------ Dataset extract ------

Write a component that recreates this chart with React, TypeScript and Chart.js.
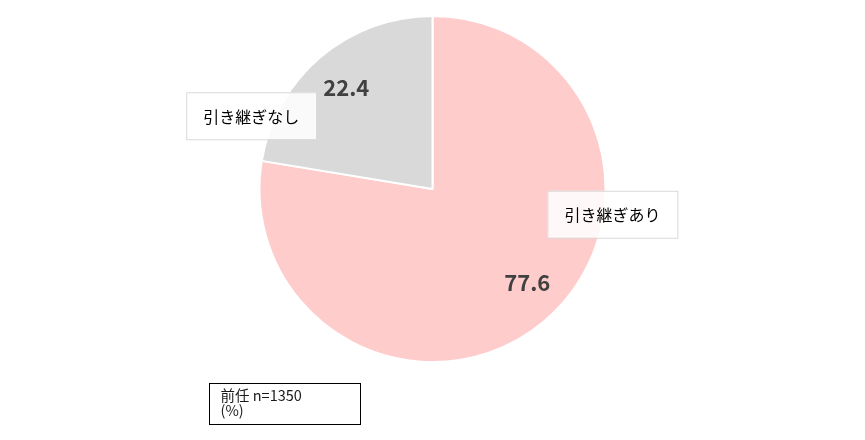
import React, { useRef, useEffect } from "react";
import { Chart, ChartConfiguration, registerables } from "chart.js";
Chart.register(...registerables);

const categories = ["引き継ぎあり", "引き継ぎなし"];
const values = [77.6, 22.4];
const sliceColors = ["#FFCCCC", "#D9D9D9"];
const noteLines = ["前任 n=1350", "(%)"];

// where the category boxes sit: angle from top (deg, clockwise) and distance as share of radius
const boxPlacement = [
  { angle: 98, dist: 1.05 },
  { angle: 292, dist: 1.13 },
];
// small nudges of the value labels off the slice middle (deg)
const valueShift = [-5, 0];

const FONT_JP = '"Noto Sans CJK JP", "Noto Sans", sans-serif';

const labelPlugin = {
  id: "pieLabels",
  afterDatasetsDraw(chart: Chart) {
    const ctx = chart.ctx;
    const meta = chart.getDatasetMeta(0);
    ctx.save();
    meta.data.forEach((arc: any, i: number) => {
      const { x, y, startAngle, endAngle, outerRadius } = arc.getProps(
        ["x", "y", "startAngle", "endAngle", "outerRadius"],
        true
      );
      const mid = (startAngle + endAngle) / 2 + (valueShift[i] * Math.PI) / 180;
      const r = outerRadius * 0.77;
      ctx.font = `bold 22px ${FONT_JP}`;
      ctx.fillStyle = "#404040";
      ctx.textAlign = "center";
      ctx.textBaseline = "middle";
      ctx.fillText(values[i].toFixed(1), x + Math.cos(mid) * r, y + Math.sin(mid) * r);

      // category box
      const p = boxPlacement[i];
      const a = ((p.angle - 90) * Math.PI) / 180;
      const cx = x + Math.cos(a) * outerRadius * p.dist;
      const cy = y + Math.sin(a) * outerRadius * p.dist;
      ctx.font = `16px ${FONT_JP}`;
      const w = ctx.measureText(categories[i]).width + 34;
      const h = 47;
      ctx.fillStyle = "rgba(255,255,255,0.85)";
      ctx.fillRect(cx - w / 2, cy - h / 2, w, h);
      ctx.strokeStyle = "#D9D9D9";
      ctx.lineWidth = 1;
      ctx.strokeRect(cx - w / 2 + 0.5, cy - h / 2 + 0.5, w, h);
      ctx.fillStyle = "#000000";
      ctx.fillText(categories[i], cx, cy + 1);
    });

    // note box bottom-left
    const bx = 209.5;
    const by = 383.5;
    ctx.strokeStyle = "#000000";
    ctx.lineWidth = 1;
    ctx.fillStyle = "#ffffff";
    ctx.fillRect(bx, by, 151, 41);
    ctx.strokeRect(bx, by, 151, 41);
    ctx.font = `14.5px ${FONT_JP}`;
    ctx.fillStyle = "#1a1a1a";
    ctx.textAlign = "left";
    ctx.textBaseline = "middle";
    noteLines.forEach((t, k) => ctx.fillText(t, bx + 11, by + 12 + k * 15));
    ctx.restore();
  },
};

export default function App() {
  const canvasRef = useRef<HTMLCanvasElement>(null);
  const chartRef = useRef<Chart | null>(null);

  useEffect(() => {
    document.body.style.margin = "0";
    if (!canvasRef.current) return;
    if (chartRef.current) chartRef.current.destroy();
    const ctx = canvasRef.current.getContext("2d");
    if (!ctx) return;

    const config: ChartConfiguration<"pie"> = {
      type: "pie",
      data: {
        labels: categories,
        datasets: [
          {
            data: values,
            backgroundColor: sliceColors,
            borderColor: "#ffffff",
            borderWidth: 2,
          },
        ],
      },
      options: {
        animation: false,
        responsive: true,
        maintainAspectRatio: false,
        layout: { padding: { top: 15, bottom: 77, left: 0, right: 0 } },
        plugins: {
          legend: { display: false },
          tooltip: { enabled: false },
        },
      },
      plugins: [labelPlugin],
    };

    chartRef.current = new Chart(ctx, config);
    return () => {
      if (chartRef.current) {
        chartRef.current.destroy();
        chartRef.current = null;
      }
    };
  }, []);

  return (
    <div style={{ width: 865, height: 440, position: "relative", background: "#fff" }}>
      <canvas ref={canvasRef} />
    </div>
  );
}
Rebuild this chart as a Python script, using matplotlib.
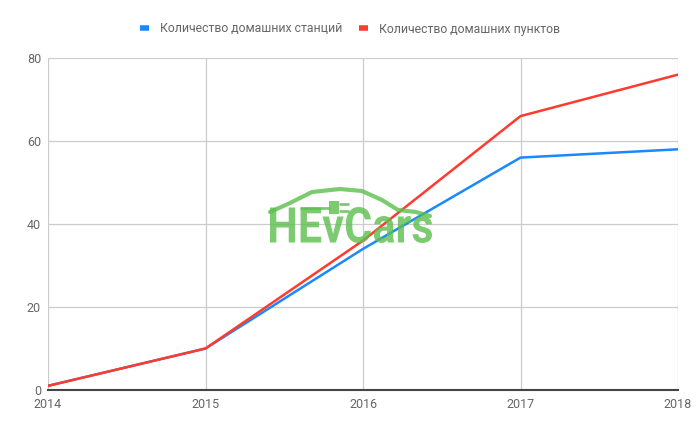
import matplotlib
matplotlib.use('Agg')
import matplotlib.pyplot as plt
from matplotlib.textpath import TextPath
from matplotlib.font_manager import FontProperties
from matplotlib.patches import PathPatch
from matplotlib.path import Path
import matplotlib.transforms as mtransforms

plt.rcParams['font.family'] = ['Roboto', 'DejaVu Sans']

# данные
years = [2014, 2015, 2016, 2017, 2018]
stations = [1, 10, 34, 56, 58]
points = [1, 10, 36, 66, 76]
labels = ['Количество домашних станций', 'Количество домашних пунктов']
y_ticks = [0, 20, 40, 60, 80]

W, H = 700, 432
fig = plt.figure(figsize=(W / 100, H / 100), dpi=100)
ax = fig.add_axes([48 / W, 42 / H, 630 / W, 332 / H])

ax.plot(years, stations, color='#1a88ff', lw=1.8, label=labels[0], zorder=3)
ax.plot(years, points, color='#ff3b2f', lw=1.8, label=labels[1], zorder=3)

ax.set_xlim(2014, 2018)
ax.set_ylim(0, 80)
ax.set_xticks(years)
ax.set_yticks(y_ticks)
ax.grid(True, color='#cccccc', lw=0.9)
ax.set_axisbelow(True)
for s in ['top', 'right', 'left']:
    ax.spines[s].set_visible(False)
ax.spines['bottom'].set_color('#444444')
ax.spines['bottom'].set_linewidth(1.5)
ax.tick_params(length=0, colors='#666666', labelsize=9)
ax.tick_params(axis='x', pad=6)
ax.tick_params(axis='y', pad=5)

leg = fig.legend(loc='center', bbox_to_anchor=(0.5, 1 - 29 / H), ncol=2, frameon=False,
                 fontsize=8.8, handlelength=0.8, handletextpad=0.9, columnspacing=1.3)
for line in leg.get_lines():
    line.set_linewidth(4)
    line.set_solid_capstyle('butt')
for t in leg.get_texts():
    t.set_color('#666666')

# водяной знак HEvCars
green = '#5cbf4e'
tp = TextPath((0, 0), 'HEvCars', size=1, prop=FontProperties(family='Roboto', weight='bold'))
ext = tp.get_extents()
sx = 162 / ext.width
sy = 36 / ext.height
tr = (mtransforms.Affine2D().translate(-ext.x0, -ext.y0).scale(sx, sy)
      .translate(270, H - 243).scale(1 / W, 1 / H) + fig.transFigure)
fig.patches.append(PathPatch(tp, transform=tr, facecolor=green, edgecolor='none', alpha=0.8, zorder=5))

roof = [(270, 212), (290, 203), (312, 192), (340, 189), (362, 191), (382, 200),
        (398, 210), (416, 212), (430, 216)]
roof_path = Path([(x / W, 1 - y / H) for x, y in roof])
fig.patches.append(PathPatch(roof_path, transform=fig.transFigure, facecolor='none',
                             edgecolor=green, lw=3, alpha=0.8, capstyle='round',
                             joinstyle='round', zorder=5))
cord = Path([(300 / W, 1 - 208 / H), (330 / W, 1 - 208 / H)])
fig.patches.append(PathPatch(cord, transform=fig.transFigure, facecolor='none',
                             edgecolor=green, lw=2, alpha=0.8, zorder=5))
fig.patches.append(plt.Rectangle((329 / W, 1 - 214 / H), 10 / W, 13 / H, transform=fig.transFigure,
                                 facecolor=green, edgecolor='none', alpha=0.8, zorder=5))
prongs = Path([(339 / W, 1 - 204 / H), (349 / W, 1 - 204 / H),
               (339 / W, 1 - 211 / H), (349 / W, 1 - 211 / H)],
              [Path.MOVETO, Path.LINETO, Path.MOVETO, Path.LINETO])
fig.patches.append(PathPatch(prongs, transform=fig.transFigure, facecolor='none',
                             edgecolor=green, lw=2, alpha=0.8, zorder=5))

fig.savefig('out.png', dpi=100)
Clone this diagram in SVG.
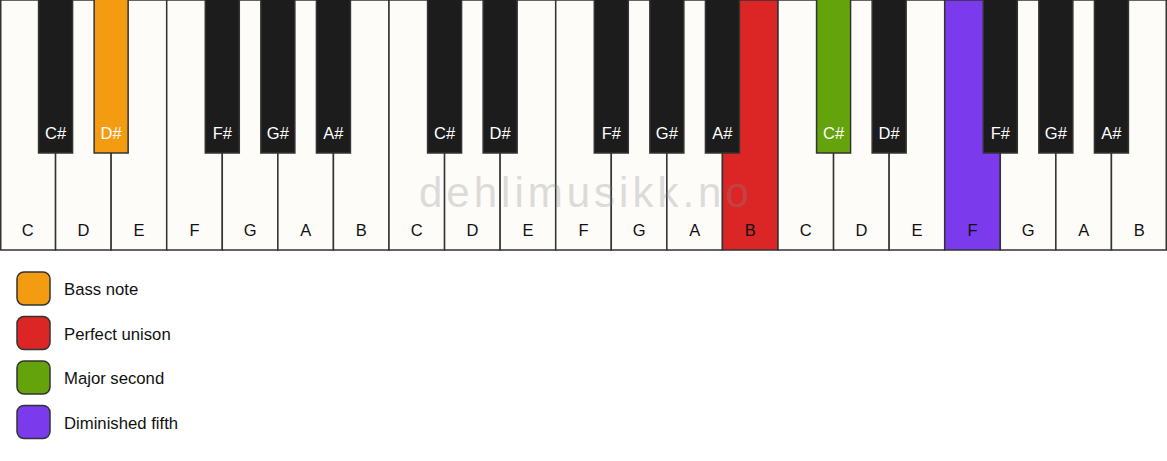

------

Written exercise:
Make an exact copy of the lines from the one holding "Rebuild this chart" through the one holding "import matplotlib.transforms as mtransforms", end lines included, without the pictures.

Response:
Rebuild this chart as a Python script, using matplotlib.
import matplotlib
matplotlib.use('Agg')
import matplotlib.pyplot as plt
from matplotlib.textpath import TextPath
from matplotlib.font_manager import FontProperties
from matplotlib.patches import PathPatch
from matplotlib.path import Path
import matplotlib.transforms as mtransforms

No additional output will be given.